I suggest a manual TCC lock-up switch to go with your planned exhaust brake as this will allow you to lock the TCC all the way down to 1st gear and I know of no chip tune that does that. With my manual TCC lock-up switch I'd make all gear shifts and engagements and disengagements of the TCC manually. Letting the 4R100 tranny do automatic up and down shifts and automatically engage and disengage the TCC while the driveline is heavily loaded is what leads to tranny issues.

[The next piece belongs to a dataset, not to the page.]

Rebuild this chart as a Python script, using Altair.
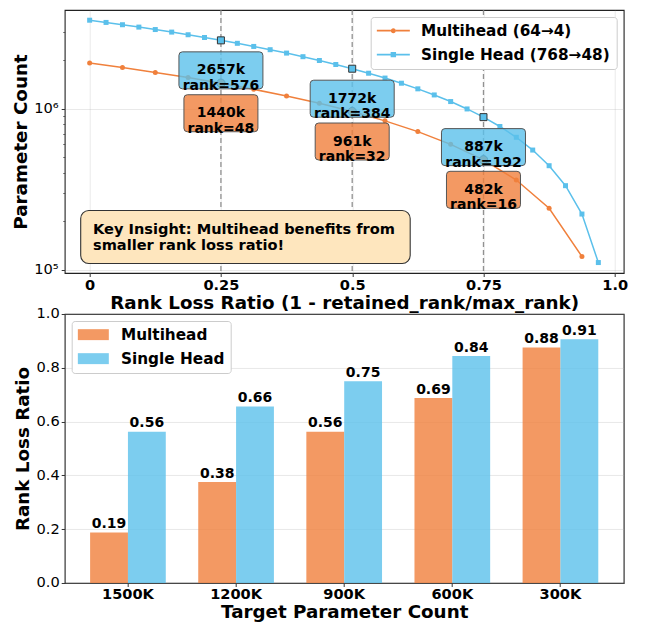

I shifted the auto just like you'd shift a manual by using the throttle to unload the driveline and then executing gear changes using the manual shift selector and the OD button and I put at least 80K of heavy towing on my stock tranny shifting this way with no tranny problems at all.

The 99.5 and later stock GTP38 turbo has a problem with surging which means that if you apply too much load to the engine at too low an RPM the turbo can't maintain the required airflow at that load condition and the compressor wheel stalls. This is very damaging to the turbo and operating it in a surging condition should be avoided. When you tow even moderate grades in OD it's very easy to apply too much load to the engine at too low of an RPM and it's better to manually disengage OD before the engine load is high enough where the PCM commands its automatic downshift into 3rd gear. Turbo surge comes on gradually as you increase engine load and by the time you start hearing its tell tale sounds some damage has already been done to the turbo bearing!

Even though my truck had intake and exhaust mods, the WW mod, etc.., I found that when towing a long steep grade I couldn't even use all of the fueling provided by my DP 40 TOW setting without exceeding 1250 F EGT and I always had to keep a close eye on the EGT gauge while modulating the throttle accordingly to stay below 1200 F which is the maximum safe EGT for towing and that value shouldn't be maintained for more than a minute or so. In stock tune I could stay at WOT and remain at or below a 1,150 F EGT no matter what the grade was and I could pay closer attention to the road and just glance at my gauges occasionally.